Actually I think of it as a "right NOW" question. I am not a fan of the idea that you decide or there is one correct "life purpose" that once you find it life is all smiles. That's a big one thrown out there in self help.
This is something I'm seeing too. Some things I wanted to pursue months ago is different from what I want to pursue now. Change is one of the only constants in life. That “ONE LIFE PURPOSE” phrase is definitely thrown around a lot in self-help…it’s a little slut!
On a slightly different note I realized today I’m depressed more so than happy, because I’ve stopped doing what I actually love or enjoy. I became stuck in the cycle of bettering myself to get more pussy and be more attractive. Everything I had in mind, for the majority, with myself was, would it be something to better myself and make me more attractive to women. It always was about becoming more attractive. The irony is I didn’t sleep with many women even though I had so much focus on it.
Now, I’m focusing on what I want in life and what I derive pleasure from. Once my living condition is stable and my financials are in order I’m going to sign up to a Circus/Acrobat class, because since I was young I was like a monkey climbing things and being outdoors. So, I’d like to learn how to do flips and balance on ropes.

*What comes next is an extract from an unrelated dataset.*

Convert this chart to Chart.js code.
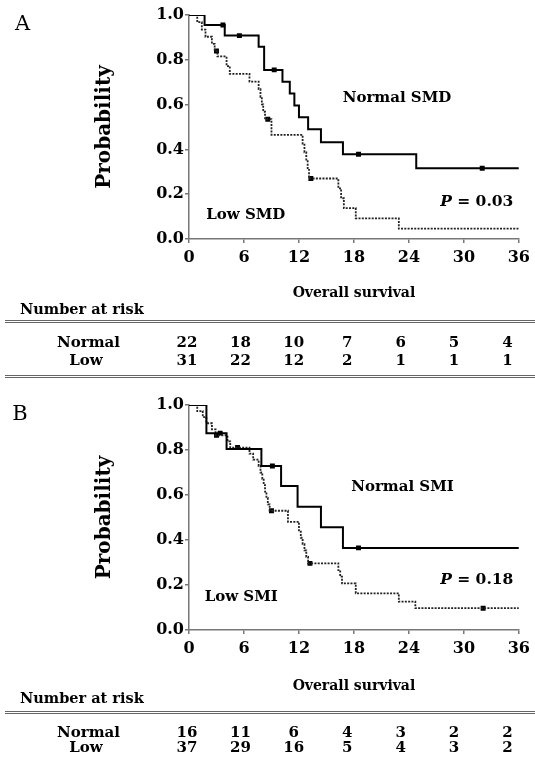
<!DOCTYPE html>
<html><head><meta charset="utf-8">
<script src="https://cdn.jsdelivr.net/npm/chart.js@4/dist/chart.umd.min.js"></script>
<style>
html,body{margin:0;padding:0;background:#fff;}
body{width:535px;height:766px;position:relative;overflow:hidden;font-family:"DejaVu Serif",serif;color:#000;}
canvas{position:absolute;left:0;}
.t{position:absolute;white-space:nowrap;line-height:1;transform:translate(-50%,-50%);}
.tl{position:absolute;white-space:nowrap;line-height:1;transform:translate(0,-50%);}
.b{font-weight:bold;}
.rule{position:absolute;left:5px;width:530px;height:0;border-top:3px double #666;}
</style></head><body>
<canvas id="cA" width="535" height="305" style="top:0px"></canvas>
<canvas id="cB" width="535" height="310" style="top:385px"></canvas>
<div id="txt"></div>
<script>
// ---------- data ----------
const monthTicks = [0, 6, 12, 18, 24, 30, 36];
const probTicks = [0, 0.2, 0.4, 0.6, 0.8, 1.0];

// Panel A: skeletal muscle density (SMD)
const normalSMD_t = [0, 1.7, 3.9, 7.6, 8.2, 10.2, 11.0, 11.5, 12.0, 13.0, 14.4, 16.8, 24.8, 36];
const normalSMD_s = [1.0, 0.955, 0.908, 0.858, 0.755, 0.702, 0.649, 0.596, 0.543, 0.490, 0.432, 0.378, 0.316, 0.316];
const normalSMD_cens = [3.7, 5.5, 9.3, 18.5, 32.0];

const lowSMD_t = [0, 0.9, 1.4, 1.8, 2.5, 2.8, 3.1, 4.1, 4.45, 6.6, 7.6, 7.8, 7.95, 8.1, 8.3, 9.0, 12.4, 12.6, 12.8, 12.95, 13.1, 16.3, 16.6, 16.9, 18.2, 22.9, 36];
const lowSMD_s = [1.0, 0.968, 0.935, 0.903, 0.871, 0.839, 0.815, 0.772, 0.737, 0.703, 0.669, 0.635, 0.601, 0.568, 0.535, 0.465, 0.426, 0.387, 0.348, 0.309, 0.270, 0.226, 0.182, 0.138, 0.092, 0.046, 0.046];
const lowSMD_cens = [3.0, 8.6, 13.3];

// Panel B: skeletal muscle index (SMI)
const normalSMI_t = [0, 1.9, 4.1, 7.9, 10.05, 11.85, 14.4, 16.8, 36];
const normalSMI_s = [1.0, 0.875, 0.805, 0.729, 0.640, 0.548, 0.457, 0.365, 0.365];
const normalSMI_cens = [3.4, 9.1, 18.5];

const lowSMI_t = [0, 0.9, 1.5, 1.9, 2.5, 2.9, 4.2, 4.5, 6.6, 7.0, 7.6, 7.8, 8.0, 8.15, 8.3, 8.45, 8.6, 8.8, 10.8, 12.0, 12.2, 12.4, 12.6, 12.8, 13.0, 16.3, 16.5, 16.7, 18.2, 22.9, 24.7, 36];
const lowSMI_s = [1.0, 0.973, 0.946, 0.919, 0.892, 0.865, 0.838, 0.811, 0.784, 0.757, 0.729, 0.700, 0.672, 0.644, 0.615, 0.587, 0.558, 0.530, 0.481, 0.437, 0.410, 0.382, 0.354, 0.325, 0.296, 0.266, 0.237, 0.207, 0.163, 0.126, 0.097, 0.097];
const lowSMI_cens = [3.0, 5.3, 9.0, 13.2, 32.1];

// Number at risk
const riskNormalA = [22, 18, 10, 7, 6, 5, 4];
const riskLowA = [31, 22, 12, 2, 1, 1, 1];
const riskNormalB = [16, 11, 6, 4, 3, 2, 2];
const riskLowB = [37, 29, 16, 5, 4, 3, 2];

// ---------- helpers ----------
const FONT = '"DejaVu Serif", serif';
function pts(ts, ss) { return ts.map((t, i) => ({x: t, y: ss[i]})); }
function stepAt(ts, ss, t) { let v = ss[0]; for (let i = 0; i < ts.length; i++) if (ts[i] <= t) v = ss[i]; return v; }
function cens(ts, ss, cs) { return cs.map(c => ({x: c, y: stepAt(ts, ss, c)})); }

const annPlugin = {
  id: 'ann',
  afterDatasetsDraw(chart, args, opts) {
    const {ctx} = chart, xs = chart.scales.x, ys = chart.scales.y;
    ctx.save();
    ctx.fillStyle = '#000';
    ctx.textBaseline = 'middle';
    ctx.textAlign = 'left';
    for (const a of opts.items) {
      const px = xs.getPixelForValue(a.t), py = ys.getPixelForValue(a.s);
      const fonts = a.parts.map(p => (p.italic ? 'italic ' : '') + 'bold ' + a.size + 'px ' + FONT);
      const widths = a.parts.map((p, i) => { ctx.font = fonts[i]; return ctx.measureText(p.text).width; });
      const total = widths.reduce((s, w) => s + w, 0);
      let sx = a.align === 'right' ? px - total : (a.align === 'center' ? px - total / 2 : px);
      a.parts.forEach((p, i) => { ctx.font = fonts[i]; ctx.fillText(p.text, sx, py); sx += widths[i]; });
    }
    ctx.restore();
  }
};

function makeChart(id, d) {
  const H = d.height;
  return new Chart(document.getElementById(id), {
    type: 'line',
    data: {
      datasets: [
        {data: pts(d.nT, d.nS), stepped: true, borderColor: '#000', borderWidth: 2, pointRadius: 0, fill: false},
        {data: pts(d.lT, d.lS), stepped: true, borderColor: '#222', borderWidth: 1.8, borderDash: [2, 1.3], pointRadius: 0, fill: false},
        {data: cens(d.nT, d.nS, d.nC), showLine: false, pointStyle: 'rect', pointRadius: 3.5, pointBackgroundColor: '#000', pointBorderWidth: 0},
        {data: cens(d.lT, d.lS, d.lC), showLine: false, pointStyle: 'rect', pointRadius: 3.5, pointBackgroundColor: '#000', pointBorderWidth: 0}
      ]
    },
    options: {
      responsive: false,
      animation: false,
      events: [],
      layout: {padding: {top: d.padTop, right: 13, left: 0, bottom: 0}},
      plugins: {legend: {display: false}, tooltip: {enabled: false}, ann: {items: d.ann}},
      scales: {
        x: {
          type: 'linear', min: 0, max: 36,
          afterBuildTicks: s => { s.ticks = monthTicks.map(v => ({value: v})); },
          afterFit: s => { s.height = H - d.plotBottom; },
          ticks: {font: {family: FONT, weight: 'bold', size: 16}, color: '#000', padding: 5, maxRotation: 0, autoSkip: false},
          grid: {display: true, drawOnChartArea: false, drawTicks: true, tickLength: 4, color: '#777', lineWidth: 1.5},
          border: {display: true, color: '#777', width: 1.5},
          title: {display: true, text: 'Overall survival', color: '#000', font: {family: FONT, weight: 'bold', size: 14}, padding: {top: 0, bottom: d.xTitlePad}}
        },
        y: {
          type: 'linear', min: 0, max: 1,
          afterBuildTicks: s => { s.ticks = probTicks.map(v => ({value: v})); },
          afterFit: s => { s.width = 189; },
          ticks: {font: {family: FONT, weight: 'bold', size: 16}, color: '#000', padding: 1, callback: v => Number(v).toFixed(1)},
          grid: {display: true, drawOnChartArea: false, drawTicks: true, tickLength: 4, color: '#777', lineWidth: 1.5},
          border: {display: true, color: '#777', width: 1.5},
          title: {display: true, text: 'Probability', color: '#000', font: {family: FONT, weight: 'bold', size: 20}, padding: {top: 93, bottom: 0}}
        }
      }
    },
    plugins: [annPlugin]
  });
}

makeChart('cA', {
  height: 305, padTop: 15, plotBottom: 239, xTitlePad: 3.6,
  nT: normalSMD_t, nS: normalSMD_s, nC: normalSMD_cens,
  lT: lowSMD_t, lS: lowSMD_s, lC: lowSMD_cens,
  ann: [
    {parts: [{text: 'Normal SMD'}], t: 22.7, s: 0.63, align: 'center', size: 15},
    {parts: [{text: 'Low SMD'}], t: 6.2, s: 0.107, align: 'center', size: 15},
    {parts: [{text: 'P', italic: true}, {text: ' = 0.03'}], t: 35.4, s: 0.167, align: 'right', size: 15.5}
  ]
});
makeChart('cB', {
  height: 310, padTop: 20, plotBottom: 245, xTitlePad: 0.6,
  nT: normalSMI_t, nS: normalSMI_s, nC: normalSMI_cens,
  lT: lowSMI_t, lS: lowSMI_s, lC: lowSMI_cens,
  ann: [
    {parts: [{text: 'Normal SMI'}], t: 23.3, s: 0.633, align: 'center', size: 15},
    {parts: [{text: 'Low SMI'}], t: 5.7, s: 0.147, align: 'center', size: 15},
    {parts: [{text: 'P', italic: true}, {text: ' = 0.18'}], t: 35.4, s: 0.222, align: 'right', size: 15.5}
  ]
});

// ---------- HTML text (panel letters, number-at-risk tables) ----------
const txt = document.getElementById('txt');
function put(text, x, y, size, bold, left) {
  const e = document.createElement('div');
  e.className = (left ? 'tl' : 't') + (bold ? ' b' : '');
  e.style.left = x + 'px'; e.style.top = y + 'px'; e.style.fontSize = size + 'px';
  e.textContent = text; txt.appendChild(e);
}
function rule(y) { const e = document.createElement('div'); e.className = 'rule'; e.style.top = y + 'px'; txt.appendChild(e); }
const colX = i => 187 + i * 53.4;
function table(y0, yN, yL, nArr, lArr) {
  put('Number at risk', 20, y0, 14.5, true, true);
  put('Normal', 88.5, yN, 15, true);
  put('Low', 86, yL, 15, true);
  nArr.forEach((v, i) => put(String(v), colX(i), yN, 15, true));
  lArr.forEach((v, i) => put(String(v), colX(i), yL, 15, true));
}
put('A', 22.5, 23, 21, false);
put('B', 20, 412.5, 21, false);
table(309, 342, 360, riskNormalA, riskLowA);
rule(320); rule(375);
table(698, 732, 747, riskNormalB, riskLowB);
rule(711);
</script>
</body></html>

If the #1 burning thing for a guy is to experience more stuff with women, play the game better or whatever
This is something I want to experience. I’m glad I’m working on being indifferent, so that way I can actually enjoy the physical parts of sex and meeting the different people. This way, I’m not sleeping around to fill something, but experiencing it, because I have a general curiosity for it. And, when that curiosity ends I can only think that I will move on to my next curiosity in life.
If you get 'success' and just become consumed with getting more and more success without feeling satisfied, where you're not really even enjoying it, then it's probably a good time to question it.
This made me think.
What is your purpose now, what path are you heading down now.
Unshackle myself from my ego and its self-sabotaging behaviors and restrictions.
made
Altair clearly no longer experiences suffering around women. (They, on the other hand, suffer for him... ) So, once the pain and suffering around women is ended, now what? Do you suffer about other things? If so, work on those.
If there isn't anything else you suffer greatly from, then what can you spend your time and energy doing that brings more peace, happiness, satisfaction, and goodwill?
Nicely put man. It made me think of, do the things that you enjoy and work on the things that bring suffering and pain to your life. A ying-and-yang thing. Sounds great to me!
Depends on the perspective on the person experiencing the suffering. From the point of view of a coppertop there is pain and suffering that kind isn't great...but in terms of members of the forum it's learning a technical skillset and that kind of pain is just growth. If you want to master something and be truly great in a field it's something you have to embrace. Fuck ups happen lots haha and they suck sometimes.That's something that I've carried with me into everything, if it's painful or whatever meh, I've seen worse.
Few things came to thought. 1) “Very little is learnt from success, while much is learnt from fuck-ups”. 2) “if it’s painful or whatever meh, I’ve seen worse” something I took away from Zen readings is: it’s is what it is in that moment. Pain, gain, happy, sad, it’s what is.
Ah, I think we're using the word suffering differently. I'm talking about suffering in the way buddhists define the term, which is that suffering is different than pain. Pain can happen, but its our thoughts about pain and desire that can cause suffering. If we're attached to the idea that pain shouldn't happen, and then it does anyway, thats when we suffer. Same thing if we desire something (like women, money, acceptance, etc), and yet we don't get it, then thats when we suffer.
Thanks for this clarification, it helped sort things and clarify my above post. Then, you do what you enjoy and work on the attachments you have in life. It’s beautiful. The things you enjoy don’t feel like work, while the “work on attachments” can be strenuous at time (not always) you then have a ying-and-yang (balance).